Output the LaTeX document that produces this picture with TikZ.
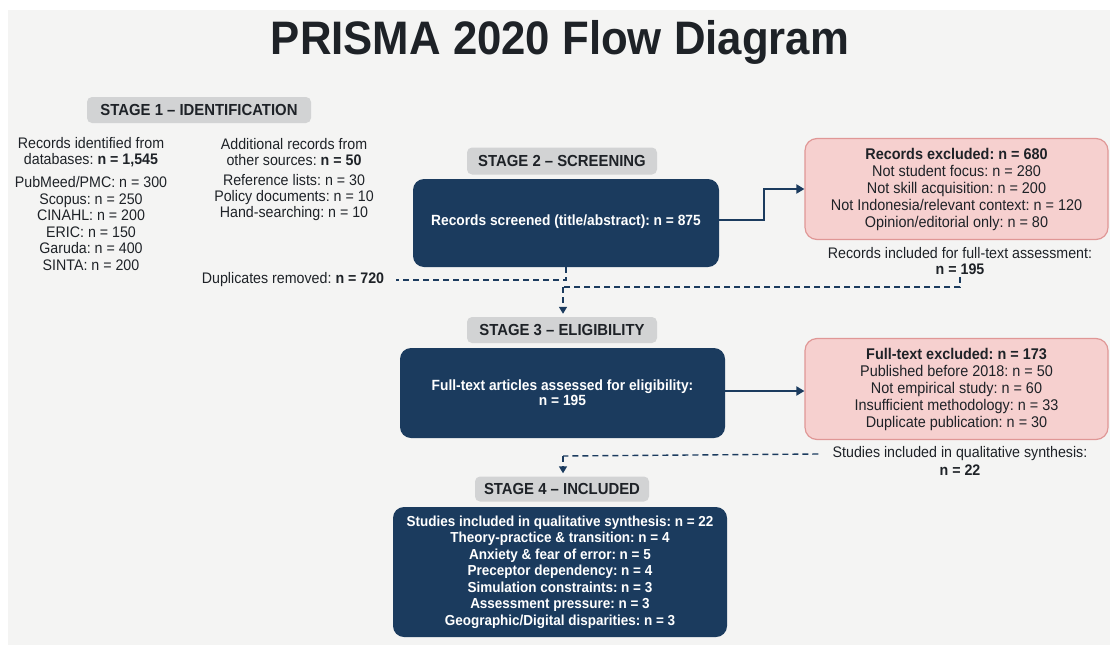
\documentclass[tikz,border=0pt]{standalone}
\usepackage{fontspec}
\setmainfont{Liberation Sans}[FakeStretch=0.93]
\usetikzlibrary{arrows.meta}
\definecolor{navy}{HTML}{1B3B5E}
\definecolor{bgc}{HTML}{F4F4F3}
\definecolor{lblc}{HTML}{D2D3D4}
\definecolor{pinkf}{HTML}{F6D0CF}
\definecolor{pinkd}{HTML}{E09796}
\definecolor{ink}{HTML}{1E2227}
\tikzset{
  stagelbl/.style={fill=lblc, rounded corners=5pt, text=ink, inner sep=0pt,
    font=\fontsize{16}{18}\selectfont\bfseries},
  navybox/.style={fill=navy, rounded corners=11pt, text=white, align=center, inner sep=0pt,
    font=\fontsize{14.8}{15}\selectfont\bfseries},
  pinkbox/.style={fill=pinkf, draw=pinkd, line width=1.2pt, rounded corners=12pt, align=center,
    inner sep=0pt, text=ink, font=\fontsize{15.5}{17}\selectfont},
  plaintxt/.style={align=center, text=ink, inner sep=0pt, font=\fontsize{15.3}{16.5}\selectfont},
  flow/.style={draw=navy, line width=1.8pt, -{Triangle[width=9pt,length=8pt]}},
  dashline/.style={draw=navy, line width=1.4pt, dash pattern=on 6pt off 4pt},
  dasharrow/.style={dashline, -{Triangle[width=8pt,length=7pt]}},
}
\begin{document}
\frenchspacing
\begin{tikzpicture}[x=1pt,y=-1pt]
\useasboundingbox (0,0) rectangle (1110,645);
\fill[white] (0,0) rectangle (1110,645);
\fill[bgc] (8,10) rectangle (1110,645);

% title
\node[text=ink, font=\fontsize{47}{50}\selectfont\bfseries] (title) at (560,42) {PRISMA 2020 Flow Diagram};

% stage 1
\node[stagelbl, minimum width=224pt, minimum height=26pt] (st1) at (199,110) {STAGE 1 -- IDENTIFICATION};
\node[plaintxt] (dbhead) at (91,152) {Records identified from\\databases: \textbf{n = 1,545}};
\node[plaintxt] (dblist) at (91,223.5) {PubMeed/PMC: n = 300\\Scopus: n = 250\\CINAHL: n = 200\\ERIC: n = 150\\Garuda: n = 400\\SINTA: n = 200};
\node[plaintxt] (othead) at (294,152) {Additional records from\\other sources: \textbf{n = 50}};
\node[plaintxt, font=\fontsize{15.3}{16}\selectfont] (otlist) at (294,198) {Reference lists: n = 30\\Policy documents: n = 10\\Hand-searching: n = 10};
\node[plaintxt] (dup) at (293,280) {Duplicates removed: \textbf{n = 720}};

% stage 2
\node[stagelbl, minimum width=190pt, minimum height=27pt] (st2) at (562,161) {STAGE 2 -- SCREENING};
\node[navybox, minimum width=306pt, minimum height=88pt] (s2) at (566,223) {\raisebox{5pt}{Records screened (title/abstract): n = 875}};
\node[pinkbox, minimum width=303pt, minimum height=101pt] (ex1) at (956.5,189)
  {\textbf{Records excluded: n = 680}\\Not student focus: n = 280\\Not skill acquisition: n = 200\\Not Indonesia/relevant context: n = 120\\Opinion/editorial only: n = 80};
\node[plaintxt, font=\fontsize{15.3}{16}\selectfont] (inc1) at (960,261) {Records included for full-text assessment:\\\textbf{n = 195}};

% stage 3
\node[stagelbl, minimum width=190pt, minimum height=26pt] (st3) at (562,330) {STAGE 3 -- ELIGIBILITY};
\node[navybox, minimum width=325pt, minimum height=90pt] (s3) at (562.5,393) {Full-text articles assessed for eligibility:\\n = 195};
\node[pinkbox, minimum width=303pt, minimum height=101pt] (ex2) at (956.5,389)
  {\textbf{Full-text excluded: n = 173}\\Published before 2018: n = 50\\Not empirical study: n = 60\\Insufficient methodology: n = 33\\Duplicate publication: n = 30};
\node[plaintxt] (inc2a) at (960,454) {Studies included in qualitative synthesis:};
\node[plaintxt] (inc2b) at (960,470) {\textbf{n = 22}};

% stage 4
\node[stagelbl, minimum width=174pt, minimum height=25pt] (st4) at (562,489) {STAGE 4 -- INCLUDED};
\node[navybox, minimum width=334pt, minimum height=130pt, font=\fontsize{14.5}{16.5}\selectfont\bfseries] (s4) at (560,572)
  {Studies included in qualitative synthesis: n = 22\\Theory-practice \& transition: n = 4\\Anxiety \& fear of error: n = 5\\Preceptor dependency: n = 4\\Simulation constraints: n = 3\\Assessment pressure: n = 3\\Geographic/Digital disparities: n = 3};

% connectors
\coordinate (j1) at (563,287);
\coordinate (j2) at (563,456);
\draw[flow] ([yshift=3pt]s2.east) -- ++(45,0) |- (ex1.west);
\draw[flow] ([yshift=2pt]s3.east) -- ([yshift=2pt]s3.east -| ex2.west);
\draw[dashline] (s2.south) |- ([xshift=12pt]dup.east);
\draw[dashline] ([yshift=-2pt]inc1.south) |- (j1);
\draw[dasharrow] (j1) -- ([yshift=3pt]st3.north -| j1);
\draw[dashline] ([xshift=-14pt]inc2a.west) -- (j2);
\draw[dasharrow] (j2) -- ([yshift=3pt]st4.north -| j2);
\end{tikzpicture}
\end{document}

-------

■ **PROBLEM DETAILS**
Set the lines above down again, word for word, from the first through the one containing "(title) at (560,42)"; pictures excluded.

■ **COMPLETE ANSWER**
Output the LaTeX document that produces this picture with TikZ.
\documentclass[tikz,border=0pt]{standalone}
\usepackage{fontspec}
\setmainfont{Liberation Sans}[FakeStretch=0.93]
\usetikzlibrary{arrows.meta}
\definecolor{navy}{HTML}{1B3B5E}
\definecolor{bgc}{HTML}{F4F4F3}
\definecolor{lblc}{HTML}{D2D3D4}
\definecolor{pinkf}{HTML}{F6D0CF}
\definecolor{pinkd}{HTML}{E09796}
\definecolor{ink}{HTML}{1E2227}
\tikzset{
  stagelbl/.style={fill=lblc, rounded corners=5pt, text=ink, inner sep=0pt,
    font=\fontsize{16}{18}\selectfont\bfseries},
  navybox/.style={fill=navy, rounded corners=11pt, text=white, align=center, inner sep=0pt,
    font=\fontsize{14.8}{15}\selectfont\bfseries},
  pinkbox/.style={fill=pinkf, draw=pinkd, line width=1.2pt, rounded corners=12pt, align=center,
    inner sep=0pt, text=ink, font=\fontsize{15.5}{17}\selectfont},
  plaintxt/.style={align=center, text=ink, inner sep=0pt, font=\fontsize{15.3}{16.5}\selectfont},
  flow/.style={draw=navy, line width=1.8pt, -{Triangle[width=9pt,length=8pt]}},
  dashline/.style={draw=navy, line width=1.4pt, dash pattern=on 6pt off 4pt},
  dasharrow/.style={dashline, -{Triangle[width=8pt,length=7pt]}},
}
\begin{document}
\frenchspacing
\begin{tikzpicture}[x=1pt,y=-1pt]
\useasboundingbox (0,0) rectangle (1110,645);
\fill[white] (0,0) rectangle (1110,645);
\fill[bgc] (8,10) rectangle (1110,645);

% title
\node[text=ink, font=\fontsize{47}{50}\selectfont\bfseries] (title) at (560,42) {PRISMA 2020 Flow Diagram};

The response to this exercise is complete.